There is another, darker layer to Mikkeli’s modern story. During the Winter War and Continuation War, Mikkeli served as the Finnish Army’s Headquarters. Its geography was strategic: removed from the borders, connected by rail and lake, and surrounded by terrain that was difficult for a mechanized invading force to navigate—a maze of lakes, forests, and eskers. The bedrock provided sites for command bunkers. This history reminds us that geology and topography are never neutral. They shape defense, conflict, and survival. In today’s context of European security concerns, the defensive qualities of the Finnish landscape regain a silent, sobering relevance.

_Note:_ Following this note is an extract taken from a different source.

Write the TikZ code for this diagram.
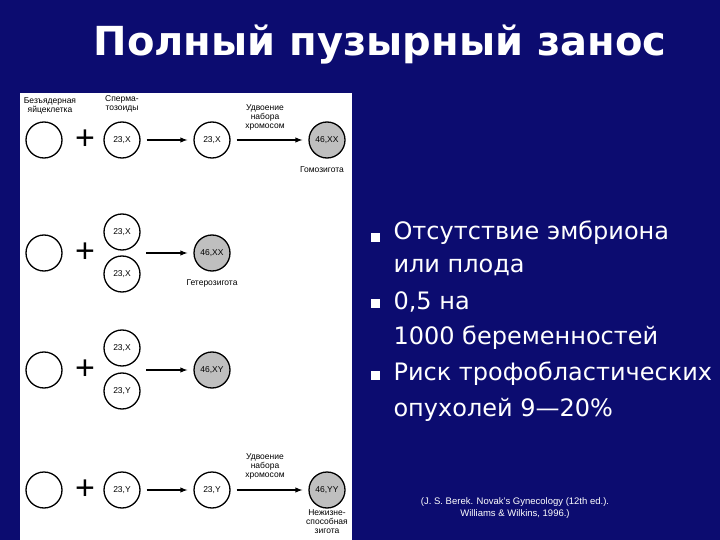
\documentclass[tikz,border=0pt]{standalone}
\usepackage{fontspec}
\setmainfont{Liberation Sans}
\newfontfamily\dvs{DejaVu Sans}
\begin{document}
\begin{tikzpicture}[x=1pt,y=-1pt,
 cell/.style={circle,draw,line width=1.3pt,minimum size=36pt,inner sep=0pt,font=\fontsize{8.5}{9}\selectfont,fill=white},
 zyg/.style={cell,fill=gray!50},
 lbl/.style={font=\fontsize{8.5}{9}\selectfont,align=center,text=black},
 plus/.style={font=\fontsize{34}{34}\selectfont,text=black},
 arr/.style={-latex,line width=1.4pt,shorten <=6pt,shorten >=6pt},
 bul/.style={fill=white,minimum size=9pt,inner sep=0pt},
 btxt/.style={anchor=west,text=white,font=\dvs\fontsize{24}{24}\selectfont}]
\fill[fill={rgb,255:red,12;green,12;blue,112}] (0,0) rectangle (720,540);
\useasboundingbox (0,0) rectangle (720,540);
\fill[white] (20,93) rectangle (352,540);
\node[text=white,font=\dvs\bfseries\fontsize{40}{40}\selectfont] (t) at (380,45) {Полный пузырный занос};
% row 1
\node[cell] (a1) at (44,140) {};
\node[plus] (p1) at (85,140) {+};
\node[cell] (b1) at (122,140) {23,X};
\node[cell] (c1) at (212,140) {23,X};
\node[zyg] (d1) at (327,140) {46,XX};
\draw[arr] (b1) -- (c1);
\draw[arr] (c1) -- (d1);
\node[lbl] (h1) at (50,106) {Безъядерная\\яйцеклетка};
\node[lbl] (h2) at (122,104) {Сперма-\\тозоиды};
\node[lbl] (h3) at (265,117) {Удвоение\\набора\\хромосом};
\node[lbl] (h4) at (322,170) {Гомозигота};
% row 2
\node[cell] (a2) at (44,253) {};
\node[plus] (p2) at (85,253) {+};
\node[cell] (b2) at (122,232) {23,X};
\node[cell] (b2b) at (122,274) {23,X};
\node[zyg] (d2) at (212,253) {46,XX};
\draw[arr] (140,253) coordinate (s2) -- (d2);
\node[lbl] (g2) at (212,283) {Гетерозигота};
% row 3
\node[cell] (a3) at (44,370) {};
\node[plus] (p3) at (85,370) {+};
\node[cell] (b3) at (122,348) {23,X};
\node[cell] (b3b) at (122,391) {23,Y};
\node[zyg] (d3) at (212,370) {46,XY};
\draw[arr] (140,370) coordinate (s3) -- (d3);
% row 4
\node[cell] (a4) at (44,490) {};
\node[plus] (p4) at (85,490) {+};
\node[cell] (b4) at (122,490) {23,Y};
\node[cell] (c4) at (212,490) {23,Y};
\node[zyg] (d4) at (327,490) {46,YY};
\draw[arr] (b4) -- (c4);
\draw[arr] (c4) -- (d4);
\node[lbl] (h5) at (265,466) {Удвоение\\набора\\хромосом};
\node[lbl] (h6) at (327,522) {Нежизне-\\способная\\зигота};
% bullets
\node[bul] (q1) at (375,237) {};
\node[bul] (q2) at (375,303) {};
\node[bul] (q3) at (375,375) {};
\node[btxt] (l1) at (390,233) {Отсутствие эмбриона};
\node[btxt] (l2) at (390,267) {или плода};
\node[btxt] (l3) at (390,302) {0,5 на};
\node[btxt] (l4) at (390,338) {1000 беременностей};
\node[btxt] (l5) at (390,374) {Риск трофобластических};
\node[btxt] (l6) at (390,410) {опухолей 9—20\%};
\node[text=white,font=\fontsize{9.5}{12}\selectfont,align=center] (cit) at (515,508) {(J. S. Berek. Novak's Gynecology (12th ed.).\\Williams \& Wilkins, 1996.)};
\end{tikzpicture}
\end{document}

The quiet paths of Naisvuori Hill, overlooking the city and lake network, offer a panoramic view of all these threads. You see the granite outcrops, the esker ridges used as roads, the vast forests and shimmering water bodies that store and release carbon, and the city that grew at a logistical crossroads defined by this glacial anatomy. Mikkeli is not a museum of ancient Earth. It is a dynamic document. Its rising land measures the echo of past climate change. Its peatlands hold carbon negotiable in today’s climate markets. Its bedrock may contain minerals essential for a fossil-fuel-free future, and its terrain speaks to enduring themes of security and resilience. To understand Mikkeli’s geography is to understand that the ground is not just something we walk on. It is an archive, a protector, a provider, and a participant in every pressing challenge our world faces.